I have a mongoDB database which log web video view:
S_logs = new mongoose.Schema({
video_id : String,
time : Number //timestamp of when the video was saw
});
M_logs = mongoose.model('logs', S_logs);
I need to get the dayly top20 of most viewed video, I am able to get it using aggregate:
M_logs.aggregate([
{
"$match" : {
"time" : {
"$gt" : time_lower_bound,
"$lt" : time_upper_bound
}
}
},
{
"$group" : {
"_id" : "$video_id",
"count" : { "$sum" : 1 }
}
},
{
"$sort" : { "count" : -1 }
}
]).limit(20);
}
Which work, but for consistency sake (it would be the only place in my code where I use aggregate instead of queries), I d like to use queries for this too, I came up with:
M_logs[from] .find()
.select('video_id') //Get all video_id
.where('time') //in the selected timespan
.gt(time_lower_bound)
.lt(time_upper_bound)
.sort('video_id') //sort them
.distinct('video_id')//get only the video_id list
.limit(20); //get only the first 20 to appear
But I get:
Error: field selection and slice cannot be used with distinct
I thought I could use count some way or another, but it just return the total of document returned by the query.
To me it seems that if I want to do this with query, I have the choice between making 20 queries, or one which will return all document, then group and count myself.

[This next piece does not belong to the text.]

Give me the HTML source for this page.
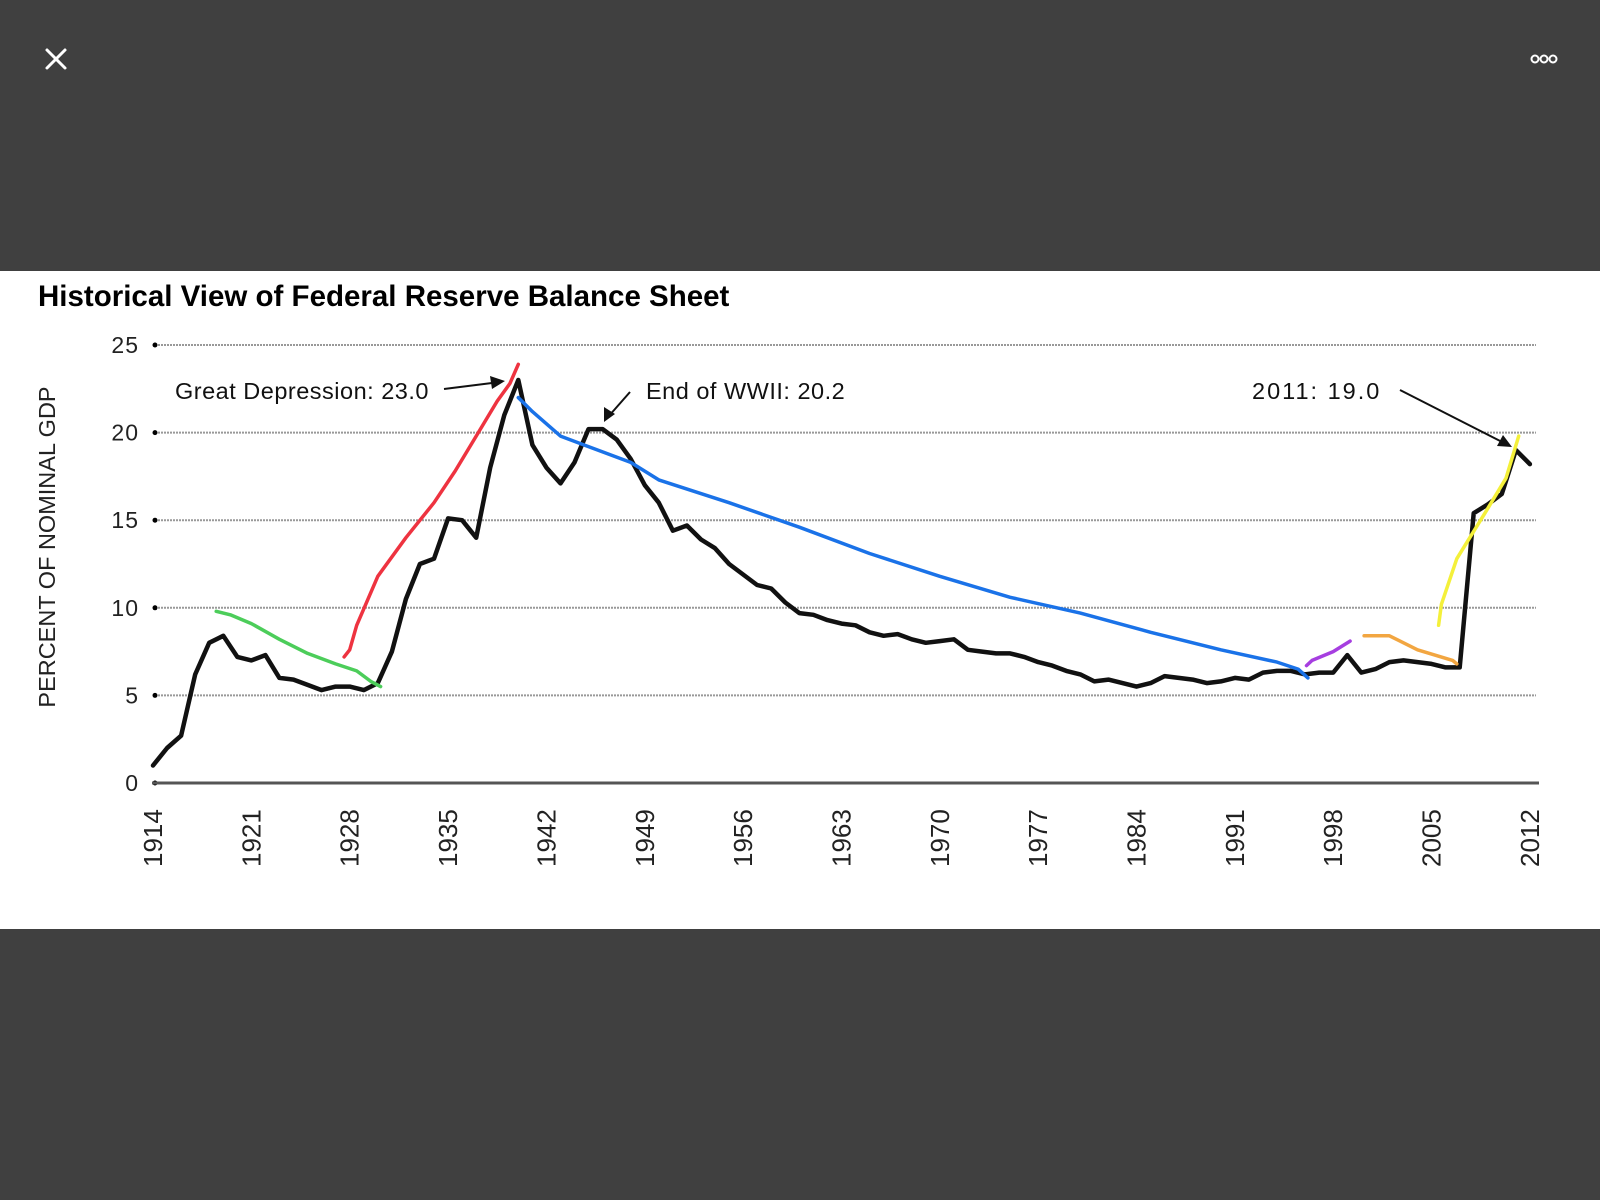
<!DOCTYPE html>
<html><head><meta charset="utf-8"><style>
html,body{margin:0;padding:0;width:1600px;height:1200px;background:#404040;overflow:hidden;font-family:"Liberation Sans",sans-serif}
</style></head><body>
<svg width="1600" height="1200" viewBox="0 0 1600 1200" xmlns="http://www.w3.org/2000/svg">
<rect x="0" y="0" width="1600" height="1200" fill="#404040"/>
<g stroke="#fff" stroke-width="3" stroke-linecap="round">
<line x1="47" y1="50" x2="65" y2="68"/><line x1="65" y1="50" x2="47" y2="68"/></g>
<g fill="none" stroke="#fff" stroke-width="2">
<circle cx="1535" cy="59" r="3.5"/><circle cx="1544" cy="59" r="3.5"/><circle cx="1553" cy="59" r="3.5"/></g>
<rect x="0" y="271" width="1600" height="658" fill="#fff"/>
<text x="38" y="306" font-size="29.5" font-weight="bold" fill="#000">Historical View of Federal Reserve Balance Sheet</text>
<text transform="translate(55,547) rotate(-90)" text-anchor="middle" font-size="23.5" fill="#222">PERCENT OF NOMINAL GDP</text>
<g id="grid"></g><g id="axes"></g><g id="series"></g>
<g font-size="23.5" fill="#111" letter-spacing="0.5">
<text x="175" y="399">Great Depression: 23.0</text>
<text x="646" y="399">End of WWII: 20.2</text>
<text x="1252" y="399" letter-spacing="2">2011: 19.0</text>
<g stroke="#111" stroke-width="2" fill="none">
<line x1="444" y1="389" x2="500" y2="382"/><line x1="630" y1="392" x2="608" y2="417"/><line x1="1400" y1="390" x2="1508" y2="445"/></g>
<polygon points="505,381 490,376 492,389" fill="#111"/>
<polygon points="604,422 604,407 615,414" fill="#111"/>
<polygon points="1512,447 1497,446 1503,435" fill="#111"/>
</g>
</svg>
<script>
const years=[];for(let y=1914;y<=2012;y++)years.push(y);
const values=[1.0,2.0,2.7,6.2,8.0,8.4,7.2,7.0,7.3,6.0,5.9,5.6,5.3,5.5,5.5,5.3,5.7,7.5,10.5,12.5,12.8,15.1,15.0,14.0,18.0,21.0,23.0,19.3,18.0,17.1,18.3,20.2,20.2,19.6,18.5,17.0,16.0,14.4,14.7,13.9,13.4,12.5,11.9,11.3,11.1,10.3,9.7,9.6,9.3,9.1,9.0,8.6,8.4,8.5,8.2,8.0,8.1,8.2,7.6,7.5,7.4,7.4,7.2,6.9,6.7,6.4,6.2,5.8,5.9,5.7,5.5,5.7,6.1,6.0,5.9,5.7,5.8,6.0,5.9,6.3,6.4,6.4,6.2,6.3,6.3,7.3,6.3,6.5,6.9,7.0,6.9,6.8,6.6,6.6,15.4,15.9,16.5,19.0,18.2];
const yTicks=[0,5,10,15,20,25];
const xTickLabels=[1914,1921,1928,1935,1942,1949,1956,1963,1970,1977,1984,1991,1998,2005,2012];
const greenYears=[1918.5,1919.5,1921,1923,1925,1927,1928.5,1929.5,1930.2];
const greenVals=[9.8,9.6,9.1,8.2,7.4,6.8,6.4,5.8,5.5];
const redYears=[1927.6,1928,1928.5,1930,1932,1934,1935.5,1937,1938.5,1939.4,1940];
const redVals=[7.2,7.6,9.0,11.8,14.0,16.0,17.8,19.8,21.8,22.8,23.9];
const blueYears=[1940,1941,1943,1945,1948,1950,1955,1960,1965,1970,1975,1980,1985,1990,1994,1995.5,1996.2];
const blueVals=[22.0,21.2,19.8,19.2,18.3,17.3,16.0,14.6,13.1,11.8,10.6,9.7,8.6,7.6,6.9,6.5,6.0];
const purpleYears=[1996.1,1996.5,1998,1999.2];
const purpleVals=[6.7,7.0,7.5,8.1];
const orangeYears=[2000.2,2002,2004,2006.5,2006.8];
const orangeVals=[8.4,8.4,7.6,7.0,6.8];
const yellowYears=[2005.5,2005.7,2006.8,2008.8,2010.3,2011.2];
const yellowVals=[9.0,10.2,12.8,15.4,17.4,19.8];
const NS='http://www.w3.org/2000/svg';
const xs=y=>153+(y-1914)*14.05, ys=v=>783-v*17.52;
function mk(tag,attrs,parent){const e=document.createElementNS(NS,tag);for(const k in attrs)e.setAttribute(k,attrs[k]);document.getElementById(parent).appendChild(e);return e;}
yTicks.forEach(t=>{
 if(t>0){const g=mk('line',{x1:158,x2:1536,y1:ys(t),y2:ys(t),stroke:'#999','stroke-width':2,'stroke-dasharray':'2 1'},'grid');
 
 }
 const d=mk('circle',{cx:155,cy:ys(t),r:2.5,fill:'#000'},'axes');
 
 
 const l=mk('text',{x:139,y:ys(t)+8,'text-anchor':'end','font-size':23,fill:'#222','letter-spacing':1},'axes');l.textContent=t;
 
 
});
const ax=mk('line',{x1:152,x2:1539,y1:ys(0),y2:ys(0),stroke:'#555','stroke-width':3},'axes');


xTickLabels.forEach(yr=>{
 const t=mk('text',{transform:`translate(${xs(yr)+9},867) rotate(-90)`,'font-size':26,fill:'#222'},'axes');t.textContent=yr;
 
 
});
function line(xa,va,color,w,name){
 const d=xa.map((x,i)=>(i?'L':'M')+xs(x).toFixed(1)+' '+ys(va[i]).toFixed(1)).join(' ');
 const p=mk('path',{d,fill:'none',stroke:color,'stroke-width':w,'stroke-linejoin':'round','stroke-linecap':'round'},'series');
 
 
}
line(years,values,'#111',4.5,'balance-sheet-line');
line(greenYears,greenVals,'#4ccd5a',3.5,'green-trend-stroke');
line(redYears,redVals,'#ee3340',3.5,'red-trend-stroke');
line(blueYears,blueVals,'#1a72e8',3.5,'blue-trend-stroke');
line(purpleYears,purpleVals,'#a63ee0',3.5,'purple-trend-stroke');
line(orangeYears,orangeVals,'#f2a641',3.5,'orange-trend-stroke');
line(yellowYears,yellowVals,'#f4f03a',3.5,'yellow-trend-stroke');
</script>
</body></html>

Am I missing some function/trick/whatever that would allow me to return the count of document with same video_id, sorted by descending order?
You can't aggregate your data using query.
If you want to do it with basic query, you should store this information explicitly (e.g. maintain views counter).
If all you want is coding-style consistency, then you may rewrite your aggregation query with mongoose aggregation dsl:
M_logs.aggregate().match({
time: {
$gt: time_lower_bound,
$lt: time_upper_bound
}
}).group({
_id: "$video_id",
count : { $sum: 1 }
}).sort({
count: -1
}).limit(20)
Though, it'll produce the same aggregation query.